===== INPUT
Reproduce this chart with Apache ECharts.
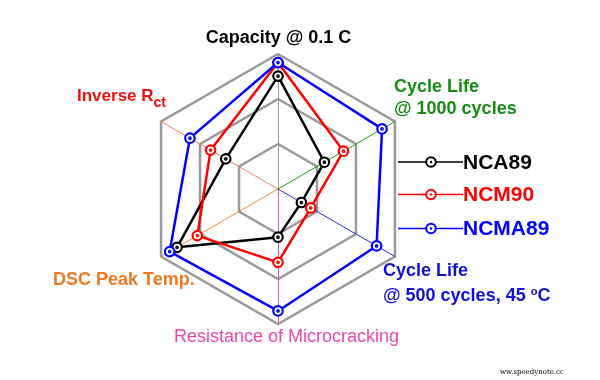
<!DOCTYPE html>
<html>
<head>
<meta charset="utf-8">
<script src="https://cdn.jsdelivr.net/npm/echarts@6/dist/echarts.min.js"></script>
<style>html,body{margin:0;padding:0;background:#fff}#c{width:600px;height:380px}</style>
</head>
<body>
<div id="c"></div>
<script>
// Indicators listed counter-clockwise starting at the top (ECharts radar order)
var categories = ['Capacity @ 0.1 C', 'Inverse Rct', 'DSC Peak Temp.', 'Resistance of Microcracking', 'Cycle Life @ 500 cycles, 45 oC', 'Cycle Life @ 1000 cycles'];
var axisColors = ['#999999', '#f08060', '#f08a40', '#e050b8', '#3030e0', '#20a020'];
var axisMax = 3;
var seriesNames = ['NCA89', 'NCM90', 'NCMA89'];
var seriesColors = ['#000000', '#ff0000', '#0000ff'];
var nca89 = [2.51, 1.34, 2.59, 1.07, 0.60, 1.19];
var ncm90 = [2.81, 1.73, 2.07, 1.63, 0.84, 1.68];
var ncma89 = [2.81, 2.26, 2.78, 2.71, 2.53, 2.67];
var seriesValues = [nca89, ncm90, ncma89];

var ringSymbol = 'path://M0,-10A10,10 0 1,1 0,10A10,10 0 1,1 0,-10Z M0,-1.6A1.6,1.6 0 1,1 0,1.6A1.6,1.6 0 1,1 0,-1.6Z';

var chart = echarts.init(document.getElementById('c'), null, {renderer: 'canvas'});

var indicators = categories.map(function (n, i) {
  return {name: n, min: 0, max: axisMax, axisLine: {lineStyle: {color: axisColors[i], width: 1}}};
});

var series = seriesNames.map(function (n, i) {
  return {
    type: 'radar',
    name: n,
    symbol: ringSymbol,
    symbolSize: 9.5,
    lineStyle: {color: seriesColors[i], width: 2.5},
    itemStyle: {color: '#ffffff', borderColor: seriesColors[i], borderWidth: 2.2},
    z: 3 + i,
    data: [{name: n, value: seriesValues[i]}]
  };
});

var F = '"Liberation Sans", Arial, sans-serif';
var graphics = [];
// axis titles
function txt(text, x, y, size, color, align, weight) {
  graphics.push({type: 'text', style: {text: text, x: x, y: y, font: (weight || 'bold') + ' ' + size + 'px ' + F, fill: color, align: align || 'left', verticalAlign: 'middle'}});
}
txt('Capacity @ 0.1 C', 278.5, 38, 18, '#000000', 'center');
txt('Cycle Life', 394, 87.5, 18, '#158a15');
txt('@ 1000 cycles', 394, 109.5, 18, '#158a15');
txt('Cycle Life', 383, 271, 18, '#1010d8');
graphics.push({type: 'text', style: {
  text: '{a|@ 500 cycles, 45 }{s|o}{a|C}', x: 383, y: 296, align: 'left', verticalAlign: 'middle',
  rich: {a: {font: 'bold 18px ' + F, fill: '#1010d8', lineHeight: 20},
         s: {font: 'bold 11px ' + F, fill: '#1010d8', lineHeight: 11, verticalAlign: 'top'}}
}});
txt('Resistance of Microcracking', 286.5, 337, 18, '#e848b0', 'center', 'normal');
txt('DSC Peak Temp.', 53, 280.5, 18, '#f07820');
graphics.push({type: 'text', style: {
  text: '{a|Inverse R}{s|ct}', x: 77, y: 99, align: 'left', verticalAlign: 'middle',
  rich: {a: {font: 'bold 17px ' + F, fill: '#ee1111', lineHeight: 22, verticalAlign: 'top'},
         s: {font: 'bold 14px ' + F, fill: '#ee1111', lineHeight: 14, verticalAlign: 'bottom'}}
}});
// legend
var legendY = [162, 194.5, 228.5];
seriesNames.forEach(function (n, i) {
  var c = seriesColors[i];
  graphics.push({type: 'line', shape: {x1: 398, y1: legendY[i], x2: 463, y2: legendY[i]}, style: {stroke: c, lineWidth: 1.5}});
  graphics.push({type: 'circle', shape: {cx: 431, cy: legendY[i], r: 4.8}, style: {fill: '#fff', stroke: c, lineWidth: 2}});
  graphics.push({type: 'circle', shape: {cx: 431, cy: legendY[i], r: 1.2}, style: {fill: c}});
  graphics.push({type: 'text', style: {text: n, x: 463, y: legendY[i] + 1, font: 'bold 21px ' + F, fill: c, align: 'left', verticalAlign: 'middle'}});
});
graphics.push({type: 'text', style: {text: 'ww.speedynote.cc', x: 500, y: 372, font: '7px "DejaVu Serif", serif', fill: '#000', align: 'left', verticalAlign: 'middle'}});

chart.setOption({
  animation: false,
  backgroundColor: '#ffffff',
  radar: {
    center: [278, 189],
    radius: 135,
    startAngle: 90,
    splitNumber: 3,
    shape: 'polygon',
    axisName: {show: false},
    splitLine: {lineStyle: {color: '#9a9a9a', width: 2.5}},
    splitArea: {show: false},
    axisLine: {lineStyle: {color: '#999999', width: 1}},
    indicator: indicators
  },
  graphic: graphics,
  series: series
});
</script>
</body>
</html>
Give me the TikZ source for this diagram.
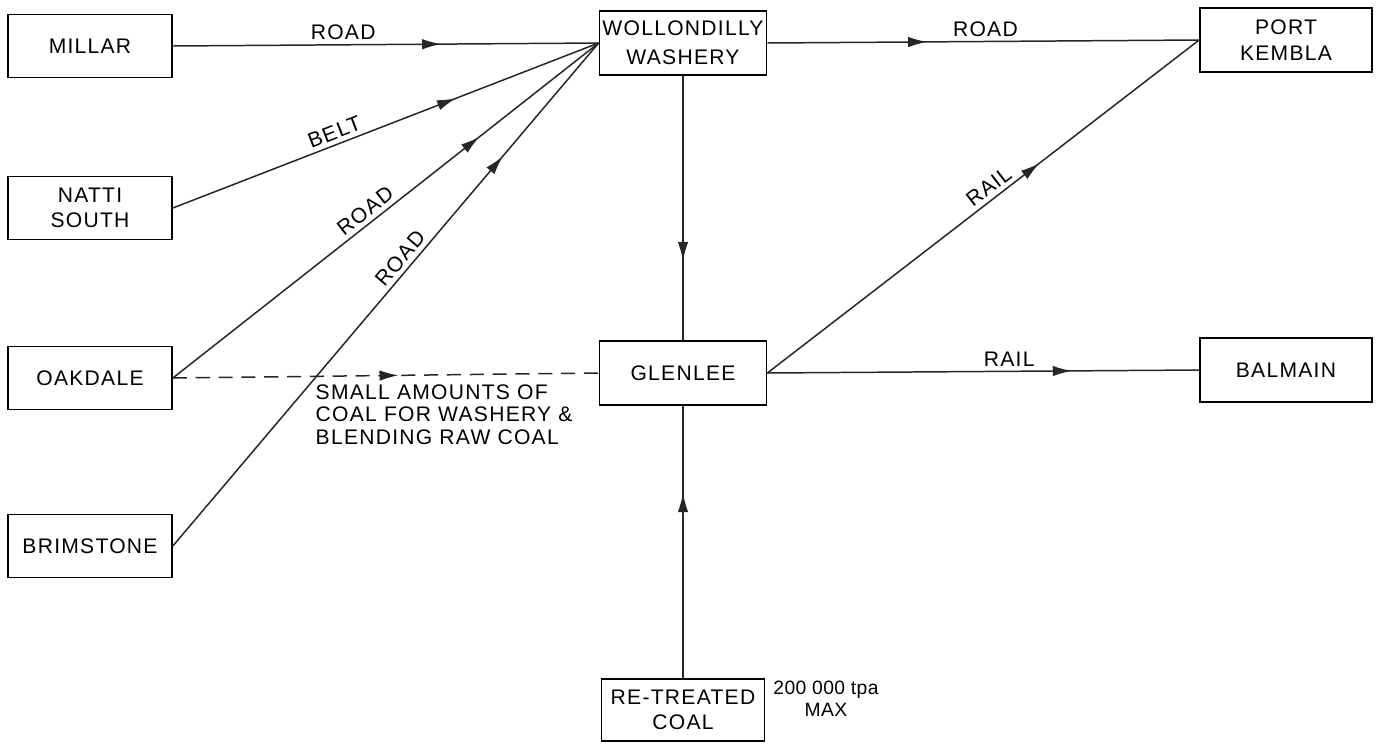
==========
### PROBLEM TO SOLVE
Pull out all lines in the data above that include "this".

### WRITTEN RESPONSE
Reproduce this chart with Apache ECharts.
Give me the TikZ source for this diagram.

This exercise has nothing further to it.